= Directive =
Return each line containing "chart".

════

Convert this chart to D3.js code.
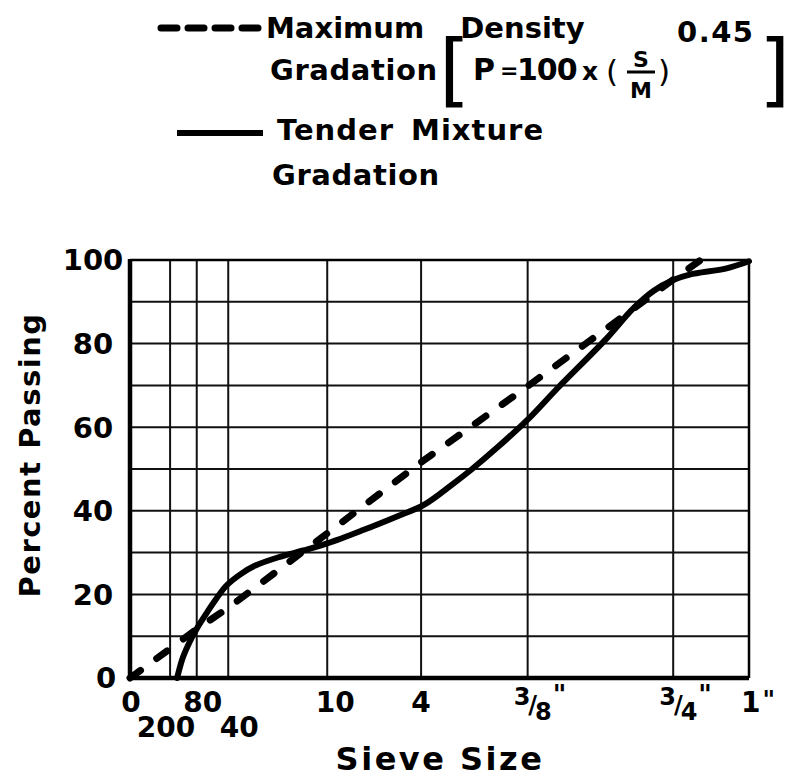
<!DOCTYPE html>
<html>
<head>
<meta charset="utf-8">
<script src="https://cdn.jsdelivr.net/npm/d3@7"></script>
<style>
  body { margin: 0; background: #fff; overflow: hidden; }
  svg { display: block; }
  svg text { font-family: "DejaVu Sans", sans-serif; fill: #000; }
</style>
</head>
<body>
<div id="chart"></div>
<script>
// sieve openings in mm, placed on a 0.45 power scale
var sieveSizes  = [0, 0.058, 0.18, 0.425, 2.0, 4.75, 9.5, 19.0, 25.4];
var sieveLabels = ['0', '200', '80', '40', '10', '4', '3/8', '3/4', '1'];
var yTicks = [0, 20, 40, 60, 80, 100];
var yGrid  = [10, 20, 30, 40, 50, 60, 70, 80, 90];

// maximum density line (straight on this scale)
var maxSize    = [0, 0.058, 0.18, 0.425, 2.0, 4.75, 9.5, 19.0, 21.2];
var maxPassing = [0, 7, 11.7, 16.8, 34.6, 51.6, 69.8, 95.3, 100];

// tender mixture curve
var tenderSize    = [0.083, 0.108, 0.142, 0.18, 0.25, 0.32, 0.40, 0.55, 0.73, 1.09, 1.5, 2.0, 2.9, 3.9, 4.85, 6.0, 6.8, 8.0, 9.5, 11.2, 14.2, 16.0, 17.5, 19.0, 20.3, 23.4, 25.4];
var tenderPassing = [0, 5, 8.8, 11.8, 15.8, 19, 21.9, 24.8, 26.9, 29, 30.5, 32.2, 35.4, 38.6, 41.4, 46.5, 50, 55.3, 61.8, 69.5, 81.2, 88.3, 92.6, 95.2, 96.5, 98, 99.7];

var svg = d3.select('#chart').append('svg')
    .attr('width', 801)
    .attr('height', 783);

var x = d3.scalePow().exponent(0.45)
    .domain([0, 25.4])
    .range([130, 749]);

var y = d3.scaleLinear()
    .domain([0, 100])
    .range([678, 260]);

// grid
svg.append('g').selectAll('line')
    .data(yGrid).enter().append('line')
    .attr('x1', x(0)).attr('x2', x(25.4))
    .attr('y1', function (d) { return y(d); })
    .attr('y2', function (d) { return y(d); })
    .attr('stroke', '#111').attr('stroke-width', 2);

svg.append('g').selectAll('line')
    .data(sieveSizes.slice(1, -1)).enter().append('line')
    .attr('x1', function (d) { return x(d); })
    .attr('x2', function (d) { return x(d); })
    .attr('y1', y(0)).attr('y2', y(100))
    .attr('stroke', '#111').attr('stroke-width', 2);

// frame
svg.append('line').attr('x1', x(0)).attr('x2', x(25.4)).attr('y1', y(100)).attr('y2', y(100))
    .attr('stroke', '#000').attr('stroke-width', 2.5);
svg.append('line').attr('x1', x(25.4)).attr('x2', x(25.4)).attr('y1', y(0)).attr('y2', y(100))
    .attr('stroke', '#000').attr('stroke-width', 2.5);
svg.append('line').attr('x1', x(0)).attr('x2', x(0)).attr('y1', y(0) + 2).attr('y2', y(100) - 1)
    .attr('stroke', '#000').attr('stroke-width', 4.5);
svg.append('line').attr('x1', x(0) - 2).attr('x2', x(25.4)).attr('y1', y(0)).attr('y2', y(0))
    .attr('stroke', '#000').attr('stroke-width', 4.5);

// lines
var line = d3.line()
    .x(function (d) { return x(d[0]); })
    .y(function (d) { return y(d[1]); });

svg.append('path')
    .datum(d3.zip(maxSize, maxPassing))
    .attr('d', line)
    .attr('fill', 'none').attr('stroke', '#000')
    .attr('stroke-width', 7).attr('stroke-linecap', 'round')
    .attr('stroke-dasharray', '13 20');

svg.append('path')
    .datum(d3.zip(tenderSize, tenderPassing))
    .attr('d', line.curve(d3.curveCatmullRom))
    .attr('fill', 'none').attr('stroke', '#000')
    .attr('stroke-width', 6).attr('stroke-linecap', 'round')
    .attr('stroke-linejoin', 'round');

// bold text helper
function txt(g, s, tx, ty, size) {
    return g.append('text').attr('x', tx).attr('y', ty)
        .attr('font-size', size).style('font-weight', 'bold').text(s);
}

// y tick labels
svg.append('g').selectAll('text')
    .data(yTicks).enter().append('text')
    .attr('x', function (d) { return d === 0 ? 106 : 93; })
    .attr('y', function (d) { return y(d); })
    .attr('dy', '0.36em')
    .attr('text-anchor', 'middle')
    .attr('font-size', 29)
    .style('font-weight', 'bold')
    .text(function (d) { return d; });

txt(svg, 'Percent Passing', 0, 0, 29)
    .attr('transform', 'translate(40,455) rotate(-90)')
    .attr('text-anchor', 'middle')
    .attr('letter-spacing', 1.5);

// x tick labels
var labelDx  = [1, -4, 6, 11, 8, 0, 0, 0, 0];
var labelRow = [0, 1, 0, 1, 0, 0, 0, 0, 0];
var xl = svg.append('g').selectAll('text')
    .data(sieveSizes).enter().append('text')
    .attr('x', function (d, i) { return x(d) + labelDx[i]; })
    .attr('y', function (d, i) { return labelRow[i] ? 737 : 712; })
    .attr('font-size', 28)
    .style('font-weight', 'bold');

xl.each(function (d, i) {
    var t = d3.select(this), lab = sieveLabels[i];
    if (lab.indexOf('/') > 0) {
        var parts = lab.split('/');
        t.attr('text-anchor', 'start').attr('x', x(d) - 14);
        t.append('tspan').attr('font-size', 24).attr('dy', -7).text(parts[0]);
        t.append('tspan').attr('font-size', 24).attr('dy', 8).attr('dx', -2).text('/');
        t.append('tspan').attr('font-size', 24).attr('dy', 7).attr('dx', -2).text(parts[1]);
        t.append('tspan').attr('font-size', 26).attr('dy', -16).attr('dx', 1).text('"');
    } else if (i === sieveSizes.length - 1) {
        t.attr('text-anchor', 'start').attr('x', x(d) - 8);
        t.append('tspan').text(lab);
        t.append('tspan').attr('font-size', 24).attr('dy', -4).attr('dx', 2).text('"');
    } else {
        t.attr('text-anchor', 'middle').text(lab);
    }
});

txt(svg, 'Sieve Size', 440, 770, 32)
    .attr('text-anchor', 'middle')
    .attr('letter-spacing', 2.5);

// legend
svg.append('line')
    .attr('x1', 161).attr('x2', 260).attr('y1', 28).attr('y2', 28)
    .attr('stroke', '#000').attr('stroke-width', 7)
    .attr('stroke-linecap', 'round').attr('stroke-dasharray', '16 11');

svg.append('line')
    .attr('x1', 177).attr('x2', 263).attr('y1', 133).attr('y2', 133)
    .attr('stroke', '#000').attr('stroke-width', 6);

txt(svg, 'Maximum Density', 266, 38, 29).attr('word-spacing', 26);
txt(svg, 'Gradation', 270, 80, 29).attr('letter-spacing', 0.6);
txt(svg, 'Tender Mixture', 277, 140, 29).attr('word-spacing', 6).attr('letter-spacing', 1);
txt(svg, 'Gradation', 272, 185, 29).attr('letter-spacing', 0.6);

// formula  [ P = 100 x (S/M)^0.45 ]
function plain(s, tx, ty, size) {
    return svg.append('text').attr('x', tx).attr('y', ty)
        .attr('font-size', size).style('font-weight', 'normal').text(s);
}
plain('[', 439, 97, 80);
plain(']', 759, 97, 80);
txt(svg, 'P', 473, 80, 30);
txt(svg, '=', 500, 78, 22);
txt(svg, '100', 517, 80, 30).attr('letter-spacing', -1);
txt(svg, 'x', 582, 80, 25);
plain('(', 606, 82, 31);
plain(')', 658, 82, 31);
txt(svg, 'S', 641, 67, 22).attr('text-anchor', 'middle');
svg.append('line').attr('x1', 627).attr('x2', 655).attr('y1', 72).attr('y2', 72)
    .attr('stroke', '#000').attr('stroke-width', 3);
txt(svg, 'M', 641, 98, 22).attr('text-anchor', 'middle');
txt(svg, '0.45', 677, 42, 29).attr('letter-spacing', 1.5);
</script>
</body>
</html>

════

= Task result =
Convert this chart to D3.js code.
<div id="chart"></div>
var svg = d3.select('#chart').append('svg')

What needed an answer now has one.